In all of these models, the master MPI process M bundles basic jobs into job groups and sends these to the slave processes S for execution. When any slave process runs out of work it sends a message to M to obtain more work. Each of the slave processes further spawns a number of OpenMP threads to help with working through the job groups. This is done in a dynamic manner, i.e. slave-threads work on one job from the current job group at a time and acquire more when they are done. When they run out of jobs in the group, one of them asks the master for another group through MPI. Six different model variations were implemented:

  1. In the simplest version of the model (Plan 1 in the code), the slaves ask for more work from outside the local parallel OpenMP region when all the work is completed. The work itself is of course done inside of the parallel region. The master runs in serial mode, i.e. it does not involve any OpenMP directives.

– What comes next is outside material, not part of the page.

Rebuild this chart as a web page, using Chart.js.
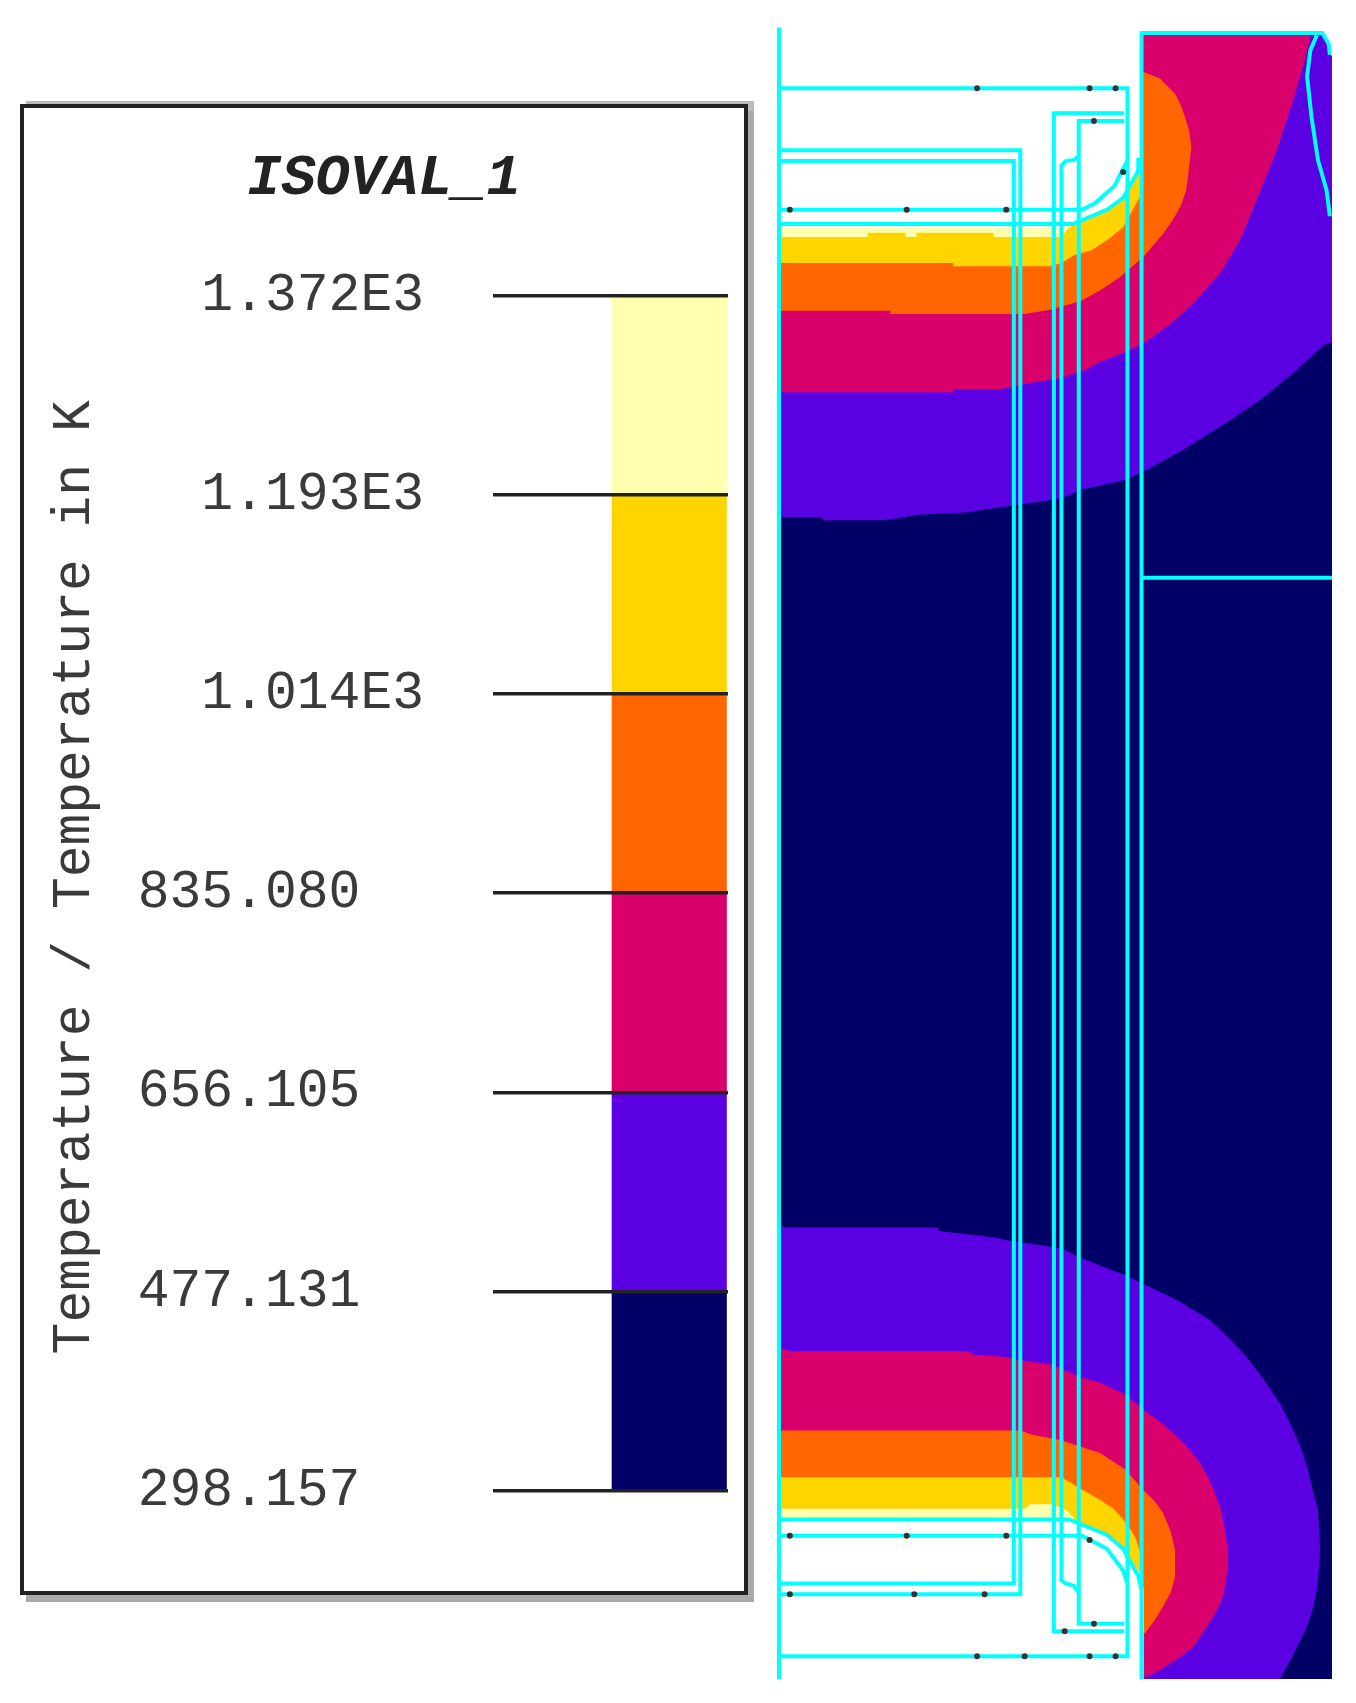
<!DOCTYPE html>
<html>
<head>
<meta charset="utf-8">
<script src="https://cdn.jsdelivr.net/npm/chart.js@4"></script>
<style>
  html, body { margin: 0; padding: 0; background: #fff; }
  body { position: relative; width: 1356px; height: 1703px; overflow: hidden; }
  #panel { position: absolute; left: 20px; top: 104px; width: 728px; height: 1491px; box-sizing: border-box; border: 4px solid #222; box-shadow: 6px 7px 0 #aaa, 6px -3px 0 #bbb; }
  #legend { position: absolute; left: 20px; top: 104px; filter: blur(0.6px); }
  #field { position: absolute; left: 770px; top: 10px; filter: blur(0.6px); }
</style>
</head>
<body>
<div id="panel"></div>
<canvas id="legend" width="728" height="1491"></canvas>
<canvas id="field" width="586" height="1693"></canvas>
<script>
// temperature levels (K), low to high
const levels = [298.157, 477.131, 656.105, 835.080, 1014, 1193, 1372];
const levelLabels = ['298.157', '477.131', '656.105', '835.080', '1.014E3', '1.193E3', '1.372E3'];
const bandColors = ['#000066', '#5b00e2', '#d9006b', '#ff6600', '#ffd500', '#ffffb0'];
const bandCategories = ['', 'band'];

// isotherm regions (map units, y down)
const fieldNavy = [[0,0],[502,0],[510,21],[511,21],[511,1517],[0,1517]];
const violetTop = [[0,0],[0,446],[39,446],[41,449],[96,449],[130,444],[172,442],[213,436],[261,429],[279,421],[320,412],[341,402],[372,385],[417,357],[445,338],[478,311],[503,288],[511,285],[511,21],[510,21],[502,0]];
const crimsonTop = [[0,0],[0,331],[161,331],[161,328],[206,328],[234,322],[261,318],[285,310],[297,303],[320,294],[337,286],[361,269],[383,249],[408,221],[426,191],[445,145],[460,108],[475,62],[485,28],[492,0]];
const orangeTop = [[0,0],[0,256],[103,256],[103,259],[227,259],[251,255],[279,247],[297,237],[315,225],[337,206],[355,185],[364,172],[371,160],[376,146],[378,132],[381,105],[379,90],[375,77],[371,66],[366,56],[352,42],[337,36]];
const goldTop = [[0,0],[0,212],[161,212],[161,215],[251,215],[261,212],[272,205],[289,200],[303,191],[318,179],[334,150],[334,127],[334,0]];
const paleTop = [[0,0],[0,188],[82,188],[82,184],[117,184],[117,188],[127,188],[127,184],[198,184],[198,188],[261,188],[268,179],[268,0]];
const whiteTop = [[0,0],[335,0],[335,127],[332,129],[318,150],[303,163],[279,173],[268,179],[0,179]];

const violetBottom = [[0,1098],[6,1101],[146,1101],[148,1104],[199,1110],[213,1113],[261,1120],[279,1129],[320,1145],[341,1155],[368,1168],[398,1186],[415,1202],[432,1220],[448,1241],[463,1263],[473,1283],[482,1303],[489,1325],[494,1346],[498,1361],[500,1397],[499,1416],[497,1434],[494,1450],[489,1466],[482,1481],[473,1499],[463,1517],[0,1517]];
const crimsonBottom = [[0,1212],[11,1215],[175,1215],[179,1218],[208,1220],[227,1224],[251,1227],[279,1239],[297,1244],[320,1255],[337,1269],[351,1279],[365,1291],[378,1304],[389,1318],[397,1332],[403,1346],[408,1360],[411,1374],[415,1398],[415,1413],[411,1438],[407,1449],[401,1460],[392,1474],[383,1487],[372,1496],[361,1503],[350,1510],[337,1516],[0,1517]];
const orangeBottom = [[0,1288],[223,1288],[234,1292],[261,1297],[279,1303],[297,1309],[320,1324],[337,1343],[347,1353],[355,1364],[362,1381],[366,1398],[366,1423],[362,1437],[355,1450],[347,1463],[338,1475],[0,1475]];
const goldBottom = [[0,1331],[261,1331],[279,1342],[297,1352],[309,1360],[320,1372],[329,1386],[334,1401],[337,1475],[0,1475]];
const paleBottom = [[0,1360],[227,1360],[232,1356],[253,1356],[265,1361],[273,1369],[273,1373],[0,1373]];
const whiteBottom = [[0,1370],[268,1370],[279,1376],[297,1380],[309,1387],[320,1401],[334,1420],[337,1434],[337,1517],[0,1517]];

// mesh outlines
const meshLines = [
  [[0,-5],[0,1517]],
  [[335,1517],[335,0],[502,0],[508,10],[509,20]],
  [[335,502],[511,502]],
  [[497,2],[491,16],[488,40],[492,77],[498,117],[506,145],[509,169]],
  [[0,51],[322,51],[322,1496],[0,1496]],
  [[0,108],[223,108],[223,1439],[0,1439]],
  [[0,118],[217,118],[217,1429],[0,1429]],
  [[319,74],[254,74],[254,1473],[319,1473]],
  [[319,81],[277,81],[277,1466],[319,1466]],
  [[277,113],[273,117],[265,118],[261,122],[261,1426],[265,1429],[272,1431],[277,1437]],
  [[0,163],[280,163],[292,157],[310,141],[318,125],[322,118]],
  [[0,1385],[280,1385],[303,1397],[318,1417],[322,1429]],
  [[0,176],[272,176],[303,163],[318,152],[332,127],[332,115]],
  [[0,1370],[268,1370],[303,1384],[318,1397],[332,1422],[335,1434]]
];
const meshNodes = [[183,51],[287,51],[311,51],[291,81],[318,128],[10,163],[118,163],[210,163],[10,1385],[118,1385],[210,1385],[287,1389],[10,1439],[125,1439],[190,1439],[291,1466],[264,1473],[183,1496],[227,1496],[287,1496],[311,1496]];

const monoFont = 'Liberation Mono';

// colour scale panel
const bandSets = bandColors.map((color, i) => ({
  data: [null, [levels[i], levels[i + 1]]],
  backgroundColor: color,
  borderWidth: 0,
  barPercentage: 0.98,
  categoryPercentage: 1,
  grouped: false
}));

new Chart(document.getElementById('legend'), {
  type: 'bar',
  data: { labels: bandCategories, datasets: bandSets },
  options: {
    responsive: false,
    animation: false,
    layout: { padding: { left: 20, top: 47, right: 20, bottom: 104.3 } },
    plugins: {
      legend: { display: false },
      tooltip: { enabled: false },
      title: {
        display: true,
        text: 'ISOVAL_1',
        color: '#222',
        font: { family: monoFont, size: 57, style: 'italic', weight: 'bold', lineHeight: 1 },
        padding: { top: 0, bottom: 87.7 }
      }
    },
    scales: {
      x: { display: false },
      y: {
        min: levels[0],
        max: levels[levels.length - 1],
        afterBuildTicks: (scale) => { scale.ticks = levels.map((v) => ({ value: v })); },
        afterFit: (scale) => { scale.width = 453; },
        grid: { color: '#222', lineWidth: 3.5, drawTicks: false, z: 1 },
        border: { display: false },
        ticks: {
          autoSkip: false,
          padding: 69,
          color: '#3a3a3a',
          font: { family: monoFont, size: 53 },
          callback: (value, i) => levelLabels[i] + (levels[i] < 1000 ? '  ' : '')
        },
        title: {
          display: true,
          text: ' Temperature / Temperature in K',
          color: '#3a3a3a',
          font: { family: monoFont, size: 53 },
          padding: { top: 3, bottom: 0 }
        }
      }
    }
  }
});

// temperature field
const fillLayers = [
  [fieldNavy, '#000066'],
  [violetTop, '#5b00e2'], [crimsonTop, '#d9006b'], [orangeTop, '#ff6600'], [goldTop, '#ffd500'], [paleTop, '#ffffb0'], [whiteTop, '#ffffff'],
  [violetBottom, '#5b00e2'], [crimsonBottom, '#d9006b'], [orangeBottom, '#ff6600'], [goldBottom, '#ffd500'], [paleBottom, '#ffffb0'], [whiteBottom, '#ffffff']
];

const fieldSets = fillLayers.map(([pts, color]) => ({
  data: pts,
  showLine: true,
  fill: 'shape',
  backgroundColor: color,
  borderWidth: 0,
  pointRadius: 0,
  tension: 0,
  clip: false
})).concat(meshLines.map((pts) => ({
  data: pts,
  showLine: true,
  fill: false,
  borderColor: '#00ffff',
  borderWidth: 4,
  pointRadius: 0,
  tension: 0,
  clip: false
}))).concat([{
  data: meshNodes,
  showLine: false,
  pointRadius: 3,
  pointBackgroundColor: '#333',
  pointBorderWidth: 0,
  clip: false
}]);
fieldSets.forEach((set, i) => { set.order = fieldSets.length - i; });

new Chart(document.getElementById('field'), {
  type: 'scatter',
  data: { datasets: fieldSets },
  options: {
    responsive: false,
    animation: false,
    layout: { padding: { left: 9, top: 23, right: 24, bottom: 24 } },
    plugins: { legend: { display: false }, tooltip: { enabled: false } },
    scales: {
      x: { type: 'linear', display: false, min: 0, max: 511 },
      y: { type: 'linear', display: false, min: 0, max: 1517, reverse: true }
    }
  }
});
</script>
</body>
</html>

  2. This (Plan 2 in the code) is a similar approach, but here the master is also multithreaded. Only the main thread of M communicates via MPI with the slaves S. The other master-threads do additional pre-allocated work.
  3. Here (Plan 5 in the code), both master and slaves are multithreaded and work from inside the OMP region. The main threads of the slaves S communicate with the main thread of M anytime they run out of work, not waiting for the others. The OpenMP threads on the master M do pre-allocated work.
  4. This (Plan 6 in the code) is the same same as the previous one, but the threads on the master may ask for work dynamically through OpenMP from the main thread.
  5. This model (Plan 11 in the code) is similar to the previous two, but any of the S threads can ask for new work from the main thread on M when they run out. All others continue to execute jobs from the previous or the new job group. Work for the other threads on the master is pre-allocated.
  6. This (Plan 12 in the code) is the same as the previous one, but the work for the master-threads is dynamically allocated.

Note that the MPI communication in these models has to be protected by a critical region to prevent a race condition on shared communication resources and messages. Therefore any communication event is between one thread on the master and one thread on the slave, albeit a potentially different one each time. MPI communication between different threads on the same process does not take place. The sample code can be downloaded by clicking here. It includes source code, an input file, and a script for running it on our systems. Alterations to the script may be necessary. The code works through all six model variations and reports success or failure. We make this available to our users (and anyone else) under the condition that using parts of the code will be acknowledged. We hope that this code supplies you with a framework to adapt for your own programs, particularly if you plan to deploy them on a cluster with multi-core/multi-threaded nodes.